I got a fresh copy of the US version, late last year. It was my first for several years. I think the last one I had was a 2016 vintage.
Agreed, sometimes it's just nice to have the paper one in your hands.
 
Back in the ‘80’s, before computers took over, I did special effects (mechanical style) for films and commercials. To my cohorts and me the McMaster-Carr book was “the Mother of all catalogs”.

Printed on bible paper with three times as many pages it allowed us to search for and order those parts we knew we needed and things we didn’t know existed but might solve a problem. It was certainly the most important tool we had. So important that guys argued over who would inherit last year’s edition when someone managed to get a new copy. For several years the catalogs were hard to get hold of. Fortunately the part numbers remained the same so a five year old catalog was still useful.

There were other specialty catalogs we used but it took days to get stuff from them. McMaster has a distribution center near enough to Manhattan that we could place an order over the phone (with a very efficient rep.) at 6pm and receive the stuff about 18 hours later.

Computers kept getting better and cheaper and when the touch up guys said they’d prefer we suspended models from something easier for them to see on the film like thick orange string instead of tungsten wire- the work lost it’s attraction. I went back to doing fine art projects and rarely needed McMaster.
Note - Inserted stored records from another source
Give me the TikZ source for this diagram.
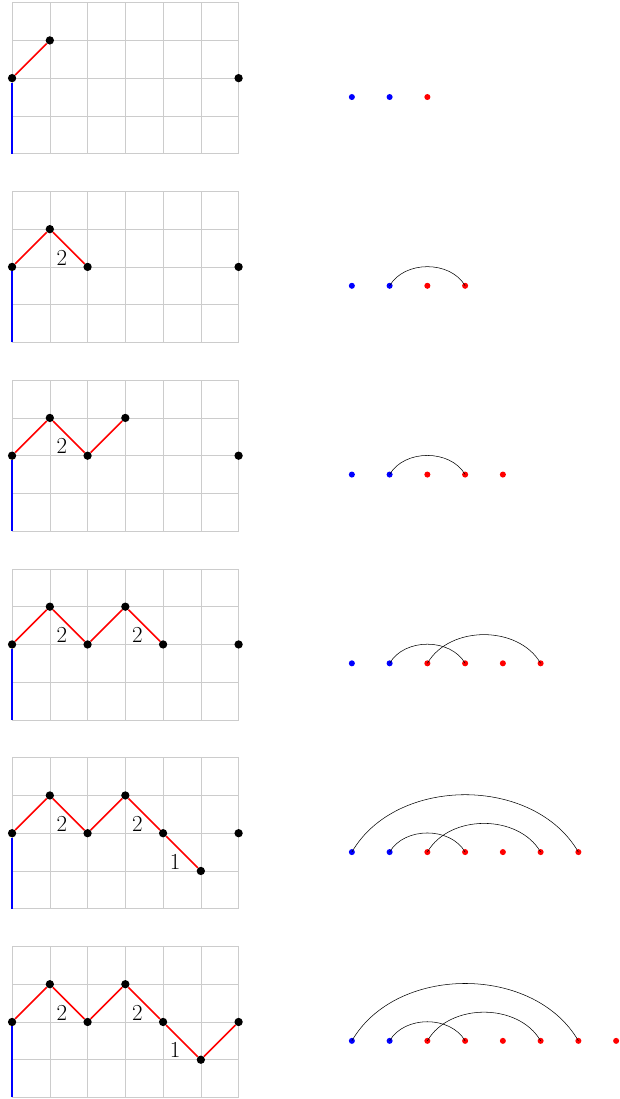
\documentclass[tikz,border=0pt]{standalone}
\usepackage{tikz}
\tikzset{
  gridline/.style={draw=gray!40, line width=0.5pt},
  wallline/.style={draw=blue, very thick},
  stepline/.style={draw=red, very thick},
  vtx/.style={circle, fill=black, inner sep=0pt, minimum size=2.2mm},
  bluedot/.style={circle, fill=blue, inner sep=0pt, minimum size=1.6mm},
  reddot/.style={circle, fill=red, inner sep=0pt, minimum size=1.6mm},
  arcline/.style={draw=black, thin},
  steplabel/.style={font=\LARGE, inner sep=0pt}
}

\begin{document}
\begin{tikzpicture}
  \useasboundingbox (-0.32,-0.04) rectangle (16.10,29.07);

  % step 1
  \begin{scope}[yshift=25cm, name prefix=a-]
    \draw[gridline] (0,0) grid (6,4);
    \coordinate (base) at (0,0);
    \node[vtx] (v0) at (0,2) {};
    \node[vtx] (v1) at (1,3) {};
    \node[vtx] (end) at (6,2) {};
    \draw[wallline] (base) -- (v0);
    \draw[stepline] (v0) -- (v1);
    \foreach \x in {9,10} \node[bluedot] (d\x) at (\x,1.5) {};
    \foreach \x in {11} \node[reddot] (d\x) at (\x,1.5) {};
  \end{scope}

  % step 2
  \begin{scope}[yshift=20cm, name prefix=b-]
    \draw[gridline] (0,0) grid (6,4);
    \coordinate (base) at (0,0);
    \node[vtx] (v0) at (0,2) {};
    \node[vtx] (v1) at (1,3) {};
    \node[vtx] (v2) at (2,2) {};
    \node[vtx] (end) at (6,2) {};
    \draw[wallline] (base) -- (v0);
    \draw[stepline] (v0) -- (v1) -- (v2);
    \node[steplabel] (l1) at (1.32,2.25) {2};
    \foreach \x in {9,10} \node[bluedot] (d\x) at (\x,1.5) {};
    \foreach \x in {11,12} \node[reddot] (d\x) at (\x,1.5) {};
    \draw[arcline] (d10.center) to[out=60, in=120] (d12.center);
  \end{scope}

  % step 3
  \begin{scope}[yshift=15cm, name prefix=c-]
    \draw[gridline] (0,0) grid (6,4);
    \coordinate (base) at (0,0);
    \node[vtx] (v0) at (0,2) {};
    \node[vtx] (v1) at (1,3) {};
    \node[vtx] (v2) at (2,2) {};
    \node[vtx] (v3) at (3,3) {};
    \node[vtx] (end) at (6,2) {};
    \draw[wallline] (base) -- (v0);
    \draw[stepline] (v0) -- (v1) -- (v2) -- (v3);
    \node[steplabel] (l1) at (1.32,2.25) {2};
    \foreach \x in {9,10} \node[bluedot] (d\x) at (\x,1.5) {};
    \foreach \x in {11,...,13} \node[reddot] (d\x) at (\x,1.5) {};
    \draw[arcline] (d10.center) to[out=60, in=120] (d12.center);
  \end{scope}

  % step 4
  \begin{scope}[yshift=10cm, name prefix=d-]
    \draw[gridline] (0,0) grid (6,4);
    \coordinate (base) at (0,0);
    \node[vtx] (v0) at (0,2) {};
    \node[vtx] (v1) at (1,3) {};
    \node[vtx] (v2) at (2,2) {};
    \node[vtx] (v3) at (3,3) {};
    \node[vtx] (v4) at (4,2) {};
    \node[vtx] (end) at (6,2) {};
    \draw[wallline] (base) -- (v0);
    \draw[stepline] (v0) -- (v1) -- (v2) -- (v3) -- (v4);
    \node[steplabel] (l1) at (1.32,2.25) {2};
    \node[steplabel] (l2) at (3.32,2.25) {2};
    \foreach \x in {9,10} \node[bluedot] (d\x) at (\x,1.5) {};
    \foreach \x in {11,...,14} \node[reddot] (d\x) at (\x,1.5) {};
    \draw[arcline] (d10.center) to[out=60, in=120] (d12.center);
    \draw[arcline] (d11.center) to[out=60, in=120] (d14.center);
  \end{scope}

  % step 5
  \begin{scope}[yshift=5cm, name prefix=e-]
    \draw[gridline] (0,0) grid (6,4);
    \coordinate (base) at (0,0);
    \node[vtx] (v0) at (0,2) {};
    \node[vtx] (v1) at (1,3) {};
    \node[vtx] (v2) at (2,2) {};
    \node[vtx] (v3) at (3,3) {};
    \node[vtx] (v4) at (4,2) {};
    \node[vtx] (v5) at (5,1) {};
    \node[vtx] (end) at (6,2) {};
    \draw[wallline] (base) -- (v0);
    \draw[stepline] (v0) -- (v1) -- (v2) -- (v3) -- (v4) -- (v5);
    \node[steplabel] (l1) at (1.32,2.25) {2};
    \node[steplabel] (l2) at (3.32,2.25) {2};
    \node[steplabel] (l3) at (4.32,1.25) {1};
    \foreach \x in {9,10} \node[bluedot] (d\x) at (\x,1.5) {};
    \foreach \x in {11,...,15} \node[reddot] (d\x) at (\x,1.5) {};
    \draw[arcline] (d10.center) to[out=60, in=120] (d12.center);
    \draw[arcline] (d11.center) to[out=60, in=120] (d14.center);
    \draw[arcline] (d9.center) to[out=60, in=120] (d15.center);
  \end{scope}

  % step 6
  \begin{scope}[name prefix=f-]
    \draw[gridline] (0,0) grid (6,4);
    \coordinate (base) at (0,0);
    \node[vtx] (v0) at (0,2) {};
    \node[vtx] (v1) at (1,3) {};
    \node[vtx] (v2) at (2,2) {};
    \node[vtx] (v3) at (3,3) {};
    \node[vtx] (v4) at (4,2) {};
    \node[vtx] (v5) at (5,1) {};
    \node[vtx] (end) at (6,2) {};
    \draw[wallline] (base) -- (v0);
    \draw[stepline] (v0) -- (v1) -- (v2) -- (v3) -- (v4) -- (v5) -- (end);
    \node[steplabel] (l1) at (1.32,2.25) {2};
    \node[steplabel] (l2) at (3.32,2.25) {2};
    \node[steplabel] (l3) at (4.32,1.25) {1};
    \foreach \x in {9,10} \node[bluedot] (d\x) at (\x,1.5) {};
    \foreach \x in {11,...,16} \node[reddot] (d\x) at (\x,1.5) {};
    \draw[arcline] (d10.center) to[out=60, in=120] (d12.center);
    \draw[arcline] (d11.center) to[out=60, in=120] (d14.center);
    \draw[arcline] (d9.center) to[out=60, in=120] (d15.center);
  \end{scope}
\end{tikzpicture}
\end{document}
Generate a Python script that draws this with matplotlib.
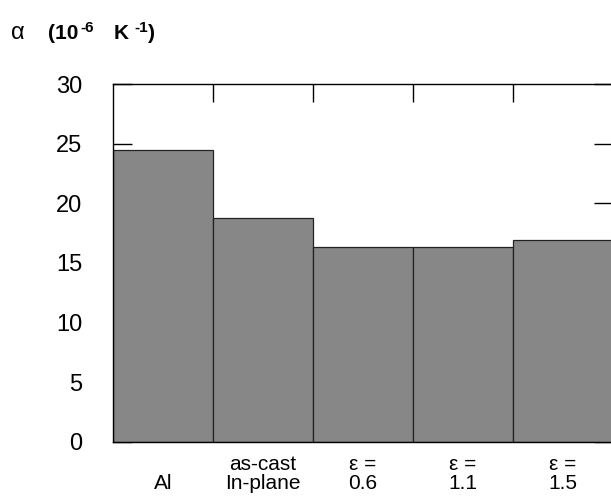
import matplotlib
matplotlib.use("Agg")
import matplotlib.pyplot as plt
from matplotlib.ticker import FixedLocator

plt.rcParams['font.family'] = ['Liberation Sans', 'DejaVu Sans']

categories = ["\nAl", "as-cast\nIn-plane", "\u03b5 =\n0.6", "\u03b5 =\n1.1", "\u03b5 =\n1.5"]
values = [24.5, 18.8, 16.3, 16.3, 16.9]
yticks = [0, 5, 10, 15, 20, 25, 30]

W, H = 611, 500
fig = plt.figure(figsize=(W / 100, H / 100), dpi=100)
ax = fig.add_axes([113 / W, 58.3 / H, 500 / W, 357.7 / H])

xs = list(range(len(values)))
ax.bar(xs, values, width=1.0, align='edge', color='#878787',
       edgecolor='#222222', linewidth=0.9, zorder=2)

ax.set_xlim(0, 5)
ax.set_ylim(0, 30)
ax.set_yticks(yticks)
ax.set_yticklabels([str(v) for v in yticks], fontsize=17)
ax.tick_params(axis='y', which='major', direction='in', length=14, width=1,
               left=True, right=True, pad=22, colors='black')

ax.set_xticks([x + 0.5 for x in xs])
ax.set_xticklabels(categories, fontsize=15, linespacing=1.0)
ax.tick_params(axis='x', which='major', length=0, pad=9.5)
ax.xaxis.set_minor_locator(FixedLocator([1, 2, 3, 4]))
ax.tick_params(axis='x', which='minor', direction='in', length=13, width=1,
               top=True, bottom=False)

for s in ax.spines.values():
    s.set_linewidth(1.0)
    s.set_color('black')
    s.set_zorder(3)

def px(x, ytop):
    return x / W, 1 - ytop / H

base = 39
sup = 32
fig.text(*px(11, base), "\u03b1", fontsize=17, va='baseline', ha='left')
fig.text(*px(48, base), "(10", fontsize=15, fontweight='bold', va='baseline', ha='left')
fig.text(*px(80, sup), "-6", fontsize=11, fontweight='bold', va='baseline', ha='left')
fig.text(*px(114, base), "K", fontsize=15, fontweight='bold', va='baseline', ha='left')
fig.text(*px(134, sup), "-1", fontsize=11, fontweight='bold', va='baseline', ha='left')
fig.text(*px(148, base), ")", fontsize=15, fontweight='bold', va='baseline', ha='left')

fig.savefig("out.png", dpi=100)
Still have a McMaster catalog somewhere but the web site and the app are so outstanding I haven’t bothered to look for it in over a decade.

 
I was in a Woodcraft store this yesterday and they had an open box of Festool catalogues.  You may have to ask for them as they are sometimes in a storage area
with several other brands catalogues.
 
Aw, I hope they don't drop the electronic version after this too.  The accessories tables were very helpful.  They're designed by a librarian/technician, while the web version was designed by someone with ADHD.